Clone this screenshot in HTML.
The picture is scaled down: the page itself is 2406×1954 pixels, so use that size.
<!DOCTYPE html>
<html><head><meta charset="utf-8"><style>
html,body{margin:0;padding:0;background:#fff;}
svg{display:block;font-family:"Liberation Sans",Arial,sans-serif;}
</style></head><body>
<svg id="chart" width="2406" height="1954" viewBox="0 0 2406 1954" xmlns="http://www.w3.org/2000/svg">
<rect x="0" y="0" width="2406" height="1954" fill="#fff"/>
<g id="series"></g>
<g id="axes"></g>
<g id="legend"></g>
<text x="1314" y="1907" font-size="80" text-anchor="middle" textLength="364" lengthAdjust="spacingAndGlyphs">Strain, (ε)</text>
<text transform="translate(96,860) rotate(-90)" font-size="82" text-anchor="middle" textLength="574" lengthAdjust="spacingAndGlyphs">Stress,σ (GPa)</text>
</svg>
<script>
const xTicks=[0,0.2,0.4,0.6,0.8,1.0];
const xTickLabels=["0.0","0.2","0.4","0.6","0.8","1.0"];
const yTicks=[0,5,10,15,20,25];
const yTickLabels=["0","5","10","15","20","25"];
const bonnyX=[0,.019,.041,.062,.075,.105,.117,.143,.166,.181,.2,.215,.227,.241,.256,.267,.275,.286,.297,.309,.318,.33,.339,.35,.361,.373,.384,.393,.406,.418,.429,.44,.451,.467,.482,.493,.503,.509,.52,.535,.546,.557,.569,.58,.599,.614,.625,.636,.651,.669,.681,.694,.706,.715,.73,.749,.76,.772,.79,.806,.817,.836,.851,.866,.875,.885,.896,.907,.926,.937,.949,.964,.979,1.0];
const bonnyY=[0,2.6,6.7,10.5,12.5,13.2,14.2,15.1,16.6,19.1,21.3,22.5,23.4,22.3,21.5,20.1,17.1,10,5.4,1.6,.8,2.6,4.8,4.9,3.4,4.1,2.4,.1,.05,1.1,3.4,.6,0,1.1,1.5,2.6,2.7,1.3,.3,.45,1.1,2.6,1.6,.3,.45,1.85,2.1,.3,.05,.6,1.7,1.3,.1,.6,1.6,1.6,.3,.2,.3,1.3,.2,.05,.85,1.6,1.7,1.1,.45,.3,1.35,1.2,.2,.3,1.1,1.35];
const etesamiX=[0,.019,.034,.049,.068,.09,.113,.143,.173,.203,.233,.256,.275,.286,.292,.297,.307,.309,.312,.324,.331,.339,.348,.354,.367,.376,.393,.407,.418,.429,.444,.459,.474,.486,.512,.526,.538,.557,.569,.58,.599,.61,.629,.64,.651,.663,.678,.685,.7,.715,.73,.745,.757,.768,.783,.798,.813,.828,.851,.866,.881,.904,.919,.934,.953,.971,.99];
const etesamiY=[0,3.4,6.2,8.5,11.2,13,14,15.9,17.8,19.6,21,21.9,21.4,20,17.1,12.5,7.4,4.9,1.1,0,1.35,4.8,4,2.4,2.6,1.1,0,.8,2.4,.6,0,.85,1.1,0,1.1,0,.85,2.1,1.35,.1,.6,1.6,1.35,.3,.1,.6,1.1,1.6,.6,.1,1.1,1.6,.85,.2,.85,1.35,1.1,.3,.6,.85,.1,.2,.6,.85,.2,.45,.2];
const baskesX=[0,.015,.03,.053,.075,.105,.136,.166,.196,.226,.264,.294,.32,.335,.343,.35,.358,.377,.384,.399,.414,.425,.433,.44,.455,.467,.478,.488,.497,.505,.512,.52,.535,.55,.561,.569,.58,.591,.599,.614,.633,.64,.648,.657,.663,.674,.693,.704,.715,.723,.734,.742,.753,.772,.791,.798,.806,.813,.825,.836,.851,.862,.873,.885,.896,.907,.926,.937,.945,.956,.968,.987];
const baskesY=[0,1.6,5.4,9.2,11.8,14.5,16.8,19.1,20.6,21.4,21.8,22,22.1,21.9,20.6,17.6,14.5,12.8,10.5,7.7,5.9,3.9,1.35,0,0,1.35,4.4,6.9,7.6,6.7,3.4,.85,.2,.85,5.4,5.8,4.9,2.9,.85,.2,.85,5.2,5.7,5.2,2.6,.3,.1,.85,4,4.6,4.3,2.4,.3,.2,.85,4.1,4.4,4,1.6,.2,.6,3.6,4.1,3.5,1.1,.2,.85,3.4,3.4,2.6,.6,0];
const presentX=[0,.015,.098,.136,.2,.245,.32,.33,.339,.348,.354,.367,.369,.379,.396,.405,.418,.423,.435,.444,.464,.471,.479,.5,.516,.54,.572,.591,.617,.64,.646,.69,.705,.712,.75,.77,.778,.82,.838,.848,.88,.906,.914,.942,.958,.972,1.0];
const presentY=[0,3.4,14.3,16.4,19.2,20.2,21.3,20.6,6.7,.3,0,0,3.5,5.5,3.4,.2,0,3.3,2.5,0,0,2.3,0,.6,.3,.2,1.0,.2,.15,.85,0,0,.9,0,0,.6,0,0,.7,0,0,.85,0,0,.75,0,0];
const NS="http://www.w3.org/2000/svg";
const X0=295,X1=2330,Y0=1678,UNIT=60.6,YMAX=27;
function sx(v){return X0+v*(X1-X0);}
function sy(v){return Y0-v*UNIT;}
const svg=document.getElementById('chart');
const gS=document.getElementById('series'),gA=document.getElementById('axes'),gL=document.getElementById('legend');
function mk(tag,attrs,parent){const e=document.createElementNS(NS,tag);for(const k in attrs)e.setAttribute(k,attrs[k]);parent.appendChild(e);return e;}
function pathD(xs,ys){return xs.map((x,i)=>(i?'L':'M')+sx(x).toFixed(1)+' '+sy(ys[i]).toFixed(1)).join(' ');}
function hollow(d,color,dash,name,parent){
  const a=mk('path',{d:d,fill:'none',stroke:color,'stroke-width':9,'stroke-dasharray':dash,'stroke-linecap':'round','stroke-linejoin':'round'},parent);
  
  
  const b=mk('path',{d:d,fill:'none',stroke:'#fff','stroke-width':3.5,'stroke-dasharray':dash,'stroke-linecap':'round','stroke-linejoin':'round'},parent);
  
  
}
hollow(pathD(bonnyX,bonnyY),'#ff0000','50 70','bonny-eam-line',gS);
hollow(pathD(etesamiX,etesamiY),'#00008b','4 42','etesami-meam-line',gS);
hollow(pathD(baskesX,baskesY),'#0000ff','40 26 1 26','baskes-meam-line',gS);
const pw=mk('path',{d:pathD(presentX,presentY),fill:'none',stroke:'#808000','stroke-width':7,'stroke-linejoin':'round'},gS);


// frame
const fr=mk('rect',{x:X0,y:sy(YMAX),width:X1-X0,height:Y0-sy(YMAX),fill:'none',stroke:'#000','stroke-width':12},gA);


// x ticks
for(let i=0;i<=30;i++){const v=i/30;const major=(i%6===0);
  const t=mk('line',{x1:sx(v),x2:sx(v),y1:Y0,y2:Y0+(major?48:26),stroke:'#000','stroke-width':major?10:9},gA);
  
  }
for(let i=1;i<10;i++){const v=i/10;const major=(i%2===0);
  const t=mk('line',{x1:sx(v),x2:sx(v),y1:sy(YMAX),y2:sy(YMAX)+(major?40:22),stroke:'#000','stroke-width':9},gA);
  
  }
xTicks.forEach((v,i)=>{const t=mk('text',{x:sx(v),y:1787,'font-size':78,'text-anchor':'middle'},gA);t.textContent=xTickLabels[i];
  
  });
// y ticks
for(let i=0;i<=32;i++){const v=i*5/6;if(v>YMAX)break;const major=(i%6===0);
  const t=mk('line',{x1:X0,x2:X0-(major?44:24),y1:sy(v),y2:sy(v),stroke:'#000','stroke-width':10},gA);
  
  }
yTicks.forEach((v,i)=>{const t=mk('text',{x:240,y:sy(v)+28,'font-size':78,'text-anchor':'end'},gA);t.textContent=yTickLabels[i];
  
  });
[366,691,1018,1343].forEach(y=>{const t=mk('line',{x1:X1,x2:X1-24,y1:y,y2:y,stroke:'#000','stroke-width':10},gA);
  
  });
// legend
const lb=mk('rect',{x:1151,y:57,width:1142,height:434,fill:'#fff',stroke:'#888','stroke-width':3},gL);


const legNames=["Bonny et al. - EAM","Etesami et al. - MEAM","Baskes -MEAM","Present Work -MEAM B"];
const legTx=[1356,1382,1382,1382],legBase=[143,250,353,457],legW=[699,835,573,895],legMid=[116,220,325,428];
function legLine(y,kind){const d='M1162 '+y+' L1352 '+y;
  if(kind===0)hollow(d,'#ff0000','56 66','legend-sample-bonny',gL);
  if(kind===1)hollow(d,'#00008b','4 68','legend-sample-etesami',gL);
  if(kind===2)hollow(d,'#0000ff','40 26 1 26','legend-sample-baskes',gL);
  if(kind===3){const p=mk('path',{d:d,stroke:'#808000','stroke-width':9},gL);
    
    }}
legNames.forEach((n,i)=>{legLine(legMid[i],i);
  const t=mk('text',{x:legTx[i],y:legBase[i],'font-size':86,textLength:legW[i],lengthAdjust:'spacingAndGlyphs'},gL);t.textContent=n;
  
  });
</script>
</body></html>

---+---

> To be done
Count how many lines above carry the word "size". Only the number is required.

> Final result
6